==== Data supplied

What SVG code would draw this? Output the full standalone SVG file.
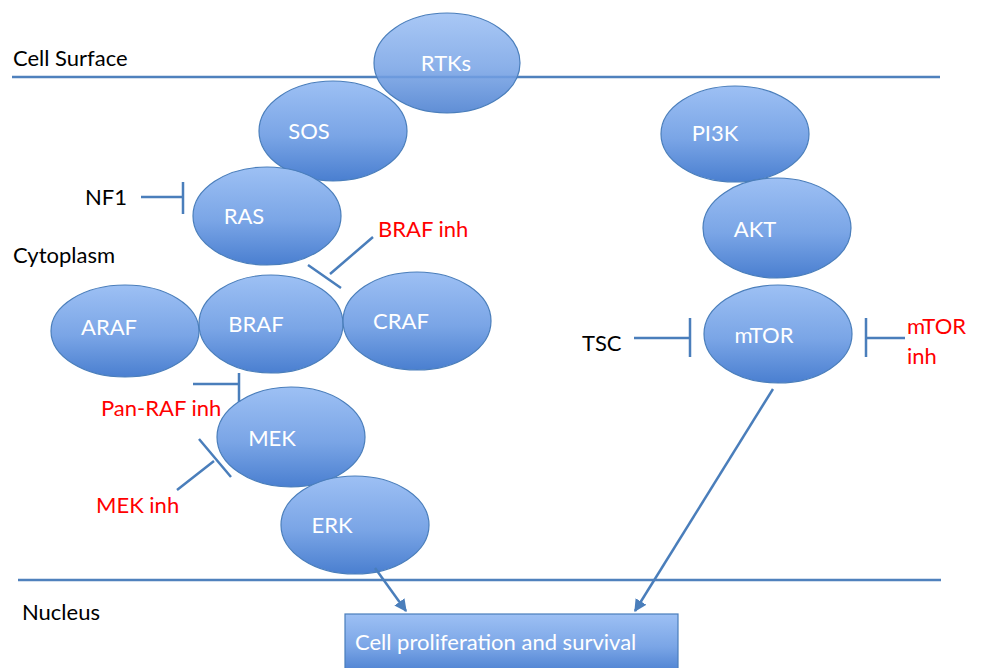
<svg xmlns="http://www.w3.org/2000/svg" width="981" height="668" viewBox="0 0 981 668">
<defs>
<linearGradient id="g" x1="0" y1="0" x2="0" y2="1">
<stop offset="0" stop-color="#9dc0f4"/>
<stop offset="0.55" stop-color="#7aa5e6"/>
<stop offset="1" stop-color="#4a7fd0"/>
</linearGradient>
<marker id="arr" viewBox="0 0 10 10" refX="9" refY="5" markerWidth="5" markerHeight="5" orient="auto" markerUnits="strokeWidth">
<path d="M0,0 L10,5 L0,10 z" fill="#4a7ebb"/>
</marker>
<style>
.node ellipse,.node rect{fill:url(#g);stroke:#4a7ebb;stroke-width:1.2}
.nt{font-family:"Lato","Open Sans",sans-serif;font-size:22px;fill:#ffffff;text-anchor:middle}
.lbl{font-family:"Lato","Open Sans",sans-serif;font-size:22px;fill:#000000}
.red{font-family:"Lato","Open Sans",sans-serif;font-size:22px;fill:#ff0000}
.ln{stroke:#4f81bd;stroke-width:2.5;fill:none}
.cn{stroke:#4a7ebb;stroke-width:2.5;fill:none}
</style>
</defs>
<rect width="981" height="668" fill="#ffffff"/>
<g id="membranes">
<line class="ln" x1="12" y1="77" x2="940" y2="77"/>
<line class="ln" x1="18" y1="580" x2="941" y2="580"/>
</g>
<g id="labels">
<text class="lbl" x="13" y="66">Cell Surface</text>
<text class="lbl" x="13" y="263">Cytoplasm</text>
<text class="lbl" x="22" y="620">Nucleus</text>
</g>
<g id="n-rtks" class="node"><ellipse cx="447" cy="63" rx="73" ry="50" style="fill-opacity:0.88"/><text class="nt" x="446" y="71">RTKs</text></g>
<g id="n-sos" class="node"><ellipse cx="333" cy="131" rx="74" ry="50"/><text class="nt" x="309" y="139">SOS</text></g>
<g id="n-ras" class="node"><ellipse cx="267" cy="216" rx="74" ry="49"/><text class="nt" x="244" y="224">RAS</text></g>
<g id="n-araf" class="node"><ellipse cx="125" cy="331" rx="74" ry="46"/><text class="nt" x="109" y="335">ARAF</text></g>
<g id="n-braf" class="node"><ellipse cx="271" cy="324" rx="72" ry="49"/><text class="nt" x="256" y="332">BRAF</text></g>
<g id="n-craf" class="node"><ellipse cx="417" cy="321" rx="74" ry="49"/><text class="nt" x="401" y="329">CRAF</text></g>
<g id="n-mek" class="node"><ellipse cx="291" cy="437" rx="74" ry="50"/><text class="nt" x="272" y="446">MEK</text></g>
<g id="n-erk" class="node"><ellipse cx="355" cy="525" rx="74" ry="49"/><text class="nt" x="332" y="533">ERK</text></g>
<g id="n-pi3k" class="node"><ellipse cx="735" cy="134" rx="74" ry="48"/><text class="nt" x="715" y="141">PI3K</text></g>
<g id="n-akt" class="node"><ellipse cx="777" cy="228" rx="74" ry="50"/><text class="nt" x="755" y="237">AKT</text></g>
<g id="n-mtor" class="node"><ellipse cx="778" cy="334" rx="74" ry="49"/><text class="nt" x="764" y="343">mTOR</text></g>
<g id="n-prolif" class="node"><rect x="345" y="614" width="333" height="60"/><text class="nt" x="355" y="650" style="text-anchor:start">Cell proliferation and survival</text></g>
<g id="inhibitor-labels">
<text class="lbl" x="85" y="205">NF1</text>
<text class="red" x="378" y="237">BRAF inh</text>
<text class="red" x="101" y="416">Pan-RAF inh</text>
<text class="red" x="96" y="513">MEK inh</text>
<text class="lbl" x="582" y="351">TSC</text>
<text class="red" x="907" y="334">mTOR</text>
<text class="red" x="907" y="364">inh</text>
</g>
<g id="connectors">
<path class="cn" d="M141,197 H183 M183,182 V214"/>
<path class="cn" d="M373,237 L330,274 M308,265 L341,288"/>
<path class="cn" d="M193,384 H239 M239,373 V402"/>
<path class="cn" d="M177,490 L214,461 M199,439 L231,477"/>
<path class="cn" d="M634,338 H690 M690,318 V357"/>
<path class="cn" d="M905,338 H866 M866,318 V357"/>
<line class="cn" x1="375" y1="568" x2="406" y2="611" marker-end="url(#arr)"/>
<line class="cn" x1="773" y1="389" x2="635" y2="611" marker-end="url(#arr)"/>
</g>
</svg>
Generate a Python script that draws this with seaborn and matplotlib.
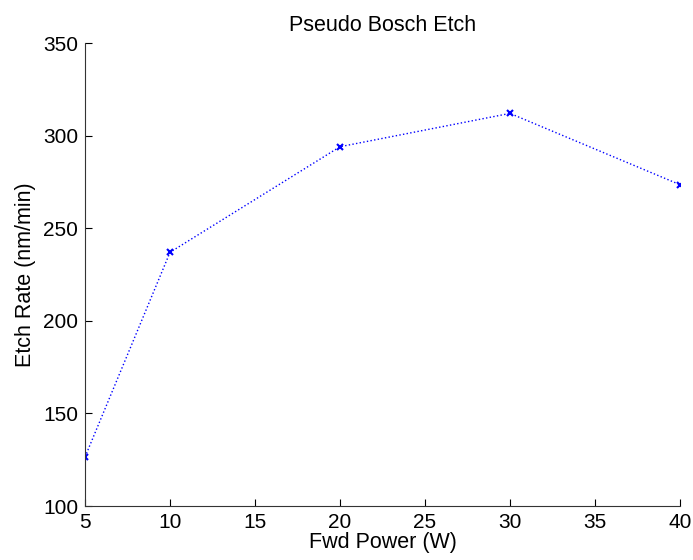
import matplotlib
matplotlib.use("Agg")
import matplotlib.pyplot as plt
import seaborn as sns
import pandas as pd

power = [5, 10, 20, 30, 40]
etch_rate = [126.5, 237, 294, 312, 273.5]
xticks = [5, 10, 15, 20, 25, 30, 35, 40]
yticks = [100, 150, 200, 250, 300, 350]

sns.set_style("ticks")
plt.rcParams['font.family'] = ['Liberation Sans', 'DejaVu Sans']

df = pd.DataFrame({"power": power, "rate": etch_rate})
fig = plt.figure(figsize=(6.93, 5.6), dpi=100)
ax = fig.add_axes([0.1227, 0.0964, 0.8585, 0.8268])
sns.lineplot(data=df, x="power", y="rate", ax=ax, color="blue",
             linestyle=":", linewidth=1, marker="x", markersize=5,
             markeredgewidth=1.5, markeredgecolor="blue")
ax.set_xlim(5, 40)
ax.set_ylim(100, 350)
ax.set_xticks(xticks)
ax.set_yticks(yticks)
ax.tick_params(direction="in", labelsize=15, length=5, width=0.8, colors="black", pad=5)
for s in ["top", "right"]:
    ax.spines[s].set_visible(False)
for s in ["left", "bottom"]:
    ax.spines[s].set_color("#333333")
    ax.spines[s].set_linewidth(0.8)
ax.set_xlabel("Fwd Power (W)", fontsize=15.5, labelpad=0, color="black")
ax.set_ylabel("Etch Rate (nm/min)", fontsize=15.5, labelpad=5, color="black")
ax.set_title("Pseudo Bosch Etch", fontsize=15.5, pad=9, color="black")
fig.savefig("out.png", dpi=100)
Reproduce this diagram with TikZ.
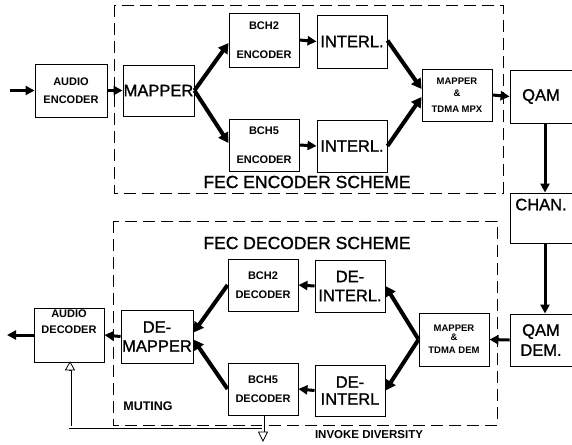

========

> **The problem**:
Work through the records line by line and tally those with the word "this". Report only the total.

> **Full response**:
3